Что касается моего постепенного отхода от стуктурализма к – в пределе – сочинению чего-то художественного, то тут я не оригинален; сошлюсь на пример Ролана Барта и Умберто Эко. Но у меня это было связано не только с динамикой освобождения от железных объятий структурализма, но еще и с перемещением из советского, чисто научного, контекста в западный, более связанный с “жизнью”, в частности, с преподаванием и погружением в иностранную среду, и вообще попаданием в какие-то новые дискурсивные ситуации. Но тот факт, что я написал некоторое количество рассказов, причем преимущественно металитературных, вовсе не делает их итогом моей научной карьеры. Я попрежнему ощущаю себя литературоведом, “смиренно”, но с полным удовольствием пытающимся понять чего, как говорит Зощенко, авторы хотят сказать своими художественными произведениями. Хотя часто и со сдвигом в сторону демифологизации – стремления не просто повторять за автором, но и как-то взорвать его изнутри.


“Л.О”. Можно ли считать литературоведение наукой?

А. Ж. Смолоду я считал, что наука о литературе принципиально отлична от литературы о литературе, причем последняя это просто второразрядная литература. Но я изменил точку зрения – понял, что в литературоведе неизбежно сидит критик, который вольно или невольно что-то с литературой делает. И его исследовательские занятия только выиграют, если он это осознает. Но там, где начинается полная свобода творческого произвола, это уже какое-то другое занятие. А в литературоведческом дискурсе личность и убеждения его автора должны подвергаться критическому осмыслению и выносу за скобки. Надо все-таки помнить, что интересен исследуемый тобой писатель, а не ты сам: твоя личность является в лучшем случае лишь удобным орудием исследования.

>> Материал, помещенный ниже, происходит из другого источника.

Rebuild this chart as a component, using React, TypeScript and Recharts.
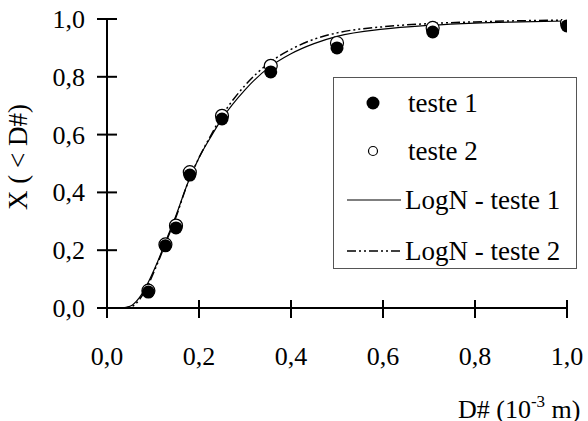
import React from "react"
import { ComposedChart, Line, Scatter, XAxis, YAxis, Legend, Label } from "recharts"

// measured points
const pointX = [0.09, 0.127, 0.15, 0.18, 0.25, 0.356, 0.5, 0.708, 1.0]
const teste1Y = [0.055, 0.215, 0.277, 0.46, 0.654, 0.817, 0.9, 0.955, 0.976]
const teste2Y = [0.06, 0.22, 0.285, 0.47, 0.665, 0.838, 0.917, 0.969, 0.986]

// fitted log-normal curves
const curveX = [0.03, 0.05, 0.07, 0.09, 0.11, 0.13, 0.15, 0.175, 0.2, 0.225, 0.25, 0.3, 0.35, 0.4, 0.45, 0.5, 0.6, 0.7, 0.8, 0.9, 1.0]
const logN1Y = [0, 0.006, 0.035, 0.09, 0.16, 0.24, 0.32, 0.43, 0.52, 0.59, 0.655, 0.755, 0.83, 0.88, 0.915, 0.94, 0.965, 0.978, 0.986, 0.99, 0.993]
const logN2Y = [0, 0.003, 0.028, 0.082, 0.155, 0.235, 0.315, 0.43, 0.52, 0.595, 0.665, 0.77, 0.845, 0.895, 0.93, 0.952, 0.973, 0.984, 0.99, 0.994, 0.996]

const ticks = [0, 0.2, 0.4, 0.6, 0.8, 1.0]
const seriesNames = ["teste 1", "teste 2", "LogN - teste 1", "LogN - teste 2"]

const toPts = (xs: number[], ys: number[]) => xs.map((x, i) => ({ x, y: ys[i] }))
const teste1 = toPts(pointX, teste1Y)
const teste2 = toPts(pointX, teste2Y)
const logN1 = toPts(curveX, logN1Y)
const logN2 = toPts(curveX, logN2Y)

const FONT = "Liberation Serif"
const DASH = "9 3 2 3 2 3"
const fmt = (v: number) => v.toFixed(1).replace(".", ",")

function YTick(props: any) {
  const { x, y, payload } = props
  return (
    <g>
      <line x1={x - 10} x2={x + 10} y1={y} y2={y} stroke="#000" strokeWidth={2} />
      <text x={x - 22} y={y + 9} textAnchor="end" fontSize={26} fontFamily={FONT} fill="#000">
        {fmt(payload.value)}
      </text>
    </g>
  )
}

function XTick(props: any) {
  const { x, y, payload } = props
  return (
    <g>
      <line x1={x} x2={x} y1={y - 8} y2={y + 10} stroke="#000" strokeWidth={2} />
      <text x={x} y={y + 57} textAnchor="middle" fontSize={26} fontFamily={FONT} fill="#000">
        {fmt(payload.value)}
      </text>
    </g>
  )
}

function LegendBox() {
  const rows = [103, 151, 200, 251]
  return (
    <svg width={244} height={192} style={{ display: "block" }}>
      <rect x={0.5} y={0.5} width={243} height={191} fill="#fff" stroke="#555" strokeWidth={1} />
      <circle cx={40} cy={rows[0] - 77} r={6.5} fill="#000" />
      <circle cx={40} cy={rows[1] - 77} r={4.5} fill="#fff" stroke="#000" strokeWidth={1.2} />
      <line x1={14} x2={68} y1={rows[2] - 77} y2={rows[2] - 77} stroke="#000" strokeWidth={1.2} />
      <line x1={14} x2={68} y1={rows[3] - 77} y2={rows[3] - 77} stroke="#000" strokeWidth={1.5} strokeDasharray={DASH} />
      {seriesNames.map((name, i) => (
        <text key={name} x={i < 2 ? 75 : 72} y={rows[i] - 77 + 9} fontSize={27} fontFamily={FONT} fill="#000">
          {name}
        </text>
      ))}
    </svg>
  )
}

export default function App() {
  return (
    <div style={{ position: "absolute", left: 0, top: 0, background: "#fff" }}>
      <ComposedChart width={588} height={421} margin={{ top: 19, right: 21, bottom: 0, left: 0 }}>
        <XAxis
          type="number"
          dataKey="x"
          domain={[0, 1]}
          ticks={ticks}
          height={113}
          tickSize={0}
          tickMargin={0}
          tickLine={false}
          tick={<XTick />}
          axisLine={{ stroke: "#000", strokeWidth: 2 }}
          allowDataOverflow
        >
          <Label
            content={() => (
              <text x={458} y={418} fontSize={26} fontFamily={FONT} fill="#000">
                D# (10
                <tspan dy={-11} fontSize={17}>-3</tspan>
                <tspan dy={11} fontSize={26}> m)</tspan>
              </text>
            )}
          />
        </XAxis>
        <YAxis
          type="number"
          dataKey="y"
          domain={[0, 1]}
          ticks={ticks}
          width={107}
          tickSize={0}
          tickMargin={0}
          tickLine={false}
          tick={<YTick />}
          axisLine={{ stroke: "#000", strokeWidth: 2 }}
          allowDataOverflow
        >
          <Label
            content={() => (
              <text
                x={27}
                y={157}
                transform="rotate(-90 27 157)"
                textAnchor="middle"
                fontSize={27}
                fontFamily={FONT}
                fill="#000"
              >
                X ( &lt; D#)
              </text>
            )}
          />
        </YAxis>
        <Legend
          layout="vertical"
          align="center"
          verticalAlign="middle"
          content={() => <LegendBox />}
          wrapperStyle={{ position: "absolute", left: 333, top: 77, width: 244, height: 192 }}
        />
        <Line data={logN1} dataKey="y" type="monotone" stroke="#000" strokeWidth={1.2} dot={false} isAnimationActive={false} legendType="none" />
        <Line data={logN2} dataKey="y" type="monotone" stroke="#000" strokeWidth={1.5} strokeDasharray={DASH} dot={false} isAnimationActive={false} legendType="none" />
        <Scatter data={teste2} dataKey="y" fill="#fff" stroke="#000" strokeWidth={1.2} isAnimationActive={false}
          shape={(p: any) => <circle cx={p.cx} cy={p.cy} r={6.5} fill="#fff" stroke="#000" strokeWidth={1.2} />} />
        <Scatter data={teste1} dataKey="y" fill="#000" isAnimationActive={false}
          shape={(p: any) => <circle cx={p.cx} cy={p.cy} r={6.5} fill="#000" />} />
      </ComposedChart>
    </div>
  )
}
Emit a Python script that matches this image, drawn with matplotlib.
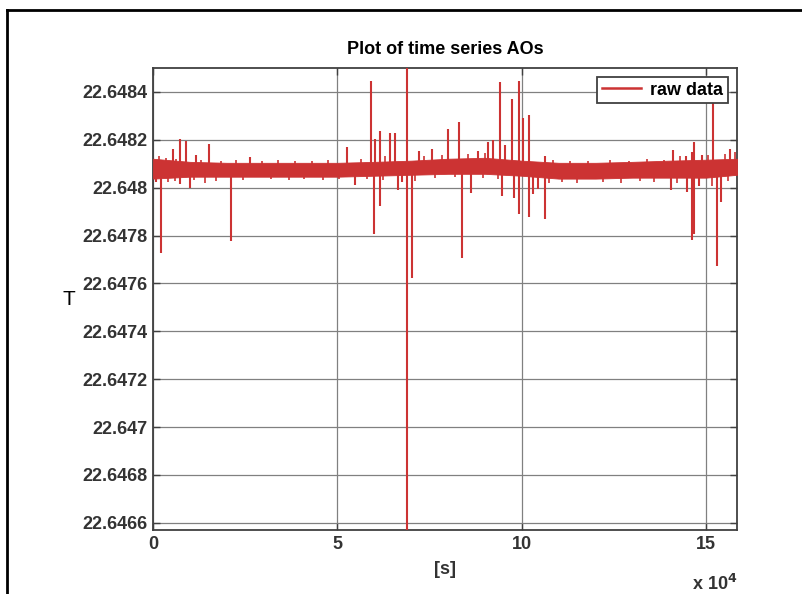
import numpy as np
import matplotlib
matplotlib.use("Agg")
import matplotlib.pyplot as plt
from matplotlib.lines import Line2D
from matplotlib.ticker import FuncFormatter

# time in units of 1e4 s
band_x = [0, 1, 2, 3, 4, 5, 6, 7, 8, 9, 10, 11, 12, 13, 14, 15, 15.84]
band_hi = [22.648121, 22.648108, 22.648104, 22.648104, 22.648104, 22.648104, 22.648108,
           22.648113, 22.648121, 22.648125, 22.648113, 22.648104, 22.648104, 22.648108,
           22.648113, 22.648117, 22.648121]
band_lo = [22.648038, 22.648046, 22.648046, 22.648046, 22.648046, 22.648046, 22.648050,
           22.648054, 22.648058, 22.648058, 22.648050, 22.648038, 22.648038, 22.648042,
           22.648042, 22.648042, 22.648054]

# spikes going up
up_x = [0.54, 0.73, 0.90, 1.17, 1.52, 2.63, 5.26, 5.91, 6.02, 6.16, 6.43, 6.56, 6.89,
        7.21, 7.57, 8.00, 8.30, 8.81, 9.09, 9.22, 9.41, 9.55, 9.74, 9.93, 10.04, 10.20,
        10.63, 14.10, 14.46, 14.62, 14.67, 14.89, 15.19, 15.65]
up_y = [22.648162, 22.648204, 22.648196, 22.648137, 22.648183, 22.648129, 22.648171,
        22.648446, 22.648204, 22.648238, 22.648229, 22.648229, 22.648700, 22.648154,
        22.648162, 22.648246, 22.648275, 22.648154, 22.648192, 22.648200, 22.648442,
        22.648179, 22.648371, 22.648446, 22.648292, 22.648304, 22.648133, 22.648158,
        22.648133, 22.648150, 22.648192, 22.648137, 22.648379, 22.648162]

# spikes going down
dn_x = [0.08, 0.22, 0.73, 1.00, 2.12, 5.48, 5.99, 6.16, 6.64, 6.75, 6.89, 7.02, 8.38,
        8.62, 9.47, 9.79, 9.93, 10.20, 10.31, 10.44, 10.63, 14.05, 14.48, 14.62, 14.67,
        14.81, 15.30, 15.41]
dn_y = [22.648025, 22.647729, 22.648017, 22.648000, 22.647779, 22.648013, 22.647808,
        22.647925, 22.647992, 22.648025, 22.646400, 22.647621, 22.647708, 22.647979,
        22.647967, 22.647958, 22.647892, 22.647879, 22.647975, 22.647996, 22.647871,
        22.647992, 22.647983, 22.647783, 22.647808, 22.648008, 22.647671, 22.647942]

# small fringe points on the edges of the noise band
fringe_up_x = [0.15, 0.35, 0.62, 1.30, 1.85, 2.25, 2.95, 3.40, 3.85, 4.30, 4.75, 5.65,
               6.30, 7.35, 7.85, 8.55, 9.00, 10.85, 11.30, 11.80, 12.40, 12.90, 13.40,
               13.85, 14.30, 15.05, 15.50, 15.78]
fringe_up_y = [22.648133, 22.648125, 22.648121, 22.648117, 22.648113, 22.648117, 22.648113,
               22.648117, 22.648113, 22.648113, 22.648117, 22.648121, 22.648133, 22.648133,
               22.648138, 22.648142, 22.648146, 22.648117, 22.648113, 22.648113, 22.648117,
               22.648113, 22.648121, 22.648117, 22.648133, 22.648138, 22.648142, 22.648150]
fringe_dn_x = [0.40, 0.60, 1.10, 1.40, 1.70, 2.45, 3.20, 3.70, 4.10, 4.60, 5.05, 5.80,
               6.25, 7.10, 7.65, 8.20, 8.95, 9.35, 10.75, 11.10, 11.50, 12.20, 12.70,
               13.20, 13.60, 14.20, 15.15, 15.60]
fringe_dn_y = [22.648025, 22.648030, 22.648033, 22.648021, 22.648030, 22.648033, 22.648038,
               22.648033, 22.648038, 22.648033, 22.648038, 22.648038, 22.648033, 22.648029,
               22.648042, 22.648046, 22.648042, 22.648038, 22.648021, 22.648025, 22.648021,
               22.648025, 22.648021, 22.648029, 22.648025, 22.648021, 22.648008, 22.648029]

red = "#cc3333"

plt.rcParams.update({
    "font.family": "Liberation Sans",
    "font.size": 13,
    "font.weight": "bold",
})

fig = plt.figure(figsize=(8.02, 5.94), dpi=100)
ax = fig.add_axes([0.1908, 0.1077, 0.7282, 0.7778])

bx = np.array(band_x) * 1e4
mid = (np.array(band_hi) + np.array(band_lo)) / 2
ax.fill_between(bx, band_lo, band_hi, color=red, lw=0.6, zorder=3)

for xs, ys, lw in [(up_x, up_y, 1.5), (dn_x, dn_y, 1.5),
                   (fringe_up_x, fringe_up_y, 1.2), (fringe_dn_x, fringe_dn_y, 1.2)]:
    xx = np.array(xs) * 1e4
    ax.vlines(xx, np.interp(xx, bx, mid), ys, color=red, lw=lw, zorder=3)
ax.plot([], [], color=red, lw=1.8, label="raw data")

ax.set_xlim(0, 158400)
ax.set_ylim(22.64657, 22.64850)
ax.set_xticks([0, 50000, 100000, 150000])
ax.xaxis.set_major_formatter(FuncFormatter(lambda v, p: f"{v/1e4:g}"))
yt = [22.6466, 22.6468, 22.647, 22.6472, 22.6474, 22.6476, 22.6478, 22.648, 22.6482, 22.6484]
ax.set_yticks(yt)
ax.set_yticklabels([f"{v:g}" for v in yt])

ax.grid(True, color="#808080", lw=0.9)
ax.set_axisbelow(True)
ax.tick_params(direction="in", top=True, right=True, length=5, width=1,
               colors="#404040", labelcolor="#333333", labelsize=13, pad=4)
for s in ax.spines.values():
    s.set_color("#404040")
    s.set_linewidth(1.3)

ax.set_title("Plot of time series AOs", fontsize=13, fontweight="bold", pad=10)
ax.set_xlabel("[s]", fontsize=13, fontweight="bold", color="#333333", labelpad=6)
ax.set_ylabel("T", fontsize=15, fontweight="normal", rotation=0, labelpad=10, va="center")
ax.text(1.0, -0.095, "x 10$^{4}$", transform=ax.transAxes, ha="right", va="top",
        fontsize=13, fontweight="bold", color="#333333")

leg = ax.legend(loc="upper right", fancybox=False, framealpha=1, borderaxespad=0.5,
                handlelength=2.2, prop={"weight": "bold", "size": 13},
                borderpad=0.25, handletextpad=0.5)
leg.get_frame().set_edgecolor("#404040")
leg.get_frame().set_linewidth(1.3)

# outer border (left and top edges)
fig.add_artist(Line2D([7 / 802, 7 / 802], [0, 1 - 10 / 594], color="black", lw=2,
                      transform=fig.transFigure))
fig.add_artist(Line2D([7 / 802, 1], [1 - 10 / 594, 1 - 10 / 594], color="black", lw=2,
                      transform=fig.transFigure))

fig.savefig("out.png", dpi=100)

Конечно, эта моя позиция – центристская. Мои коллеги, сохранившие структуралистские убеждения, осуждают всякое проникновение в мой текст слова “я” (видимо, уверенные, что если вместо “я думаю, что…”, написать “можно показать, что…”, то тем самым обеспечивается торжество объективности – тогда как в действительности происходит лишь маскировка субъективности под объективность). Настоящие же постструктуралисты полагают, что критик без стеснения может распоряжаться судьбой автора. Первым, от имени критики сказавшим это постструктурное “я”, был, повидимому, Вальтер Беньямин.
Согласно постструктурализму (если сформировать из него то, что Андрей Белый называл “сборной цитатой”), научный дискурс, подобно всякому другому – бытовому, политическому, художественному, тоже воплощает свойственную человеку жажду власти, т. е. что наука вовсе не надзвездно-объективна, а попросту является еще одной – на этот раз таблично-математической – формой выражения человеческих желаний. Ну, в каком-то смысле это, конечно, верно, но, с другой стороны, при всех необходимых оговорках, при том, что и он исходит из определенных посылок, аксиом и т. п., научный подход в огромном количестве областей доказал свою эффективность; с его помощью в любой момент можно вполне объективно и неоспоримо разнести в куски всю планету, и гуманитариям возразить будет абсолютно нечего. Однако литературную территорию он завоевывает очень постепенно. Примером настоящего успеха точных методов в поэтике могут служить, пожалуй, лишь работы М. Л. Гаспарова и его школы по теории стиха, то есть, по моделированию так называемых низших уровней литературы. В сюжетику и тематику эти методы тоже понемногу проникают.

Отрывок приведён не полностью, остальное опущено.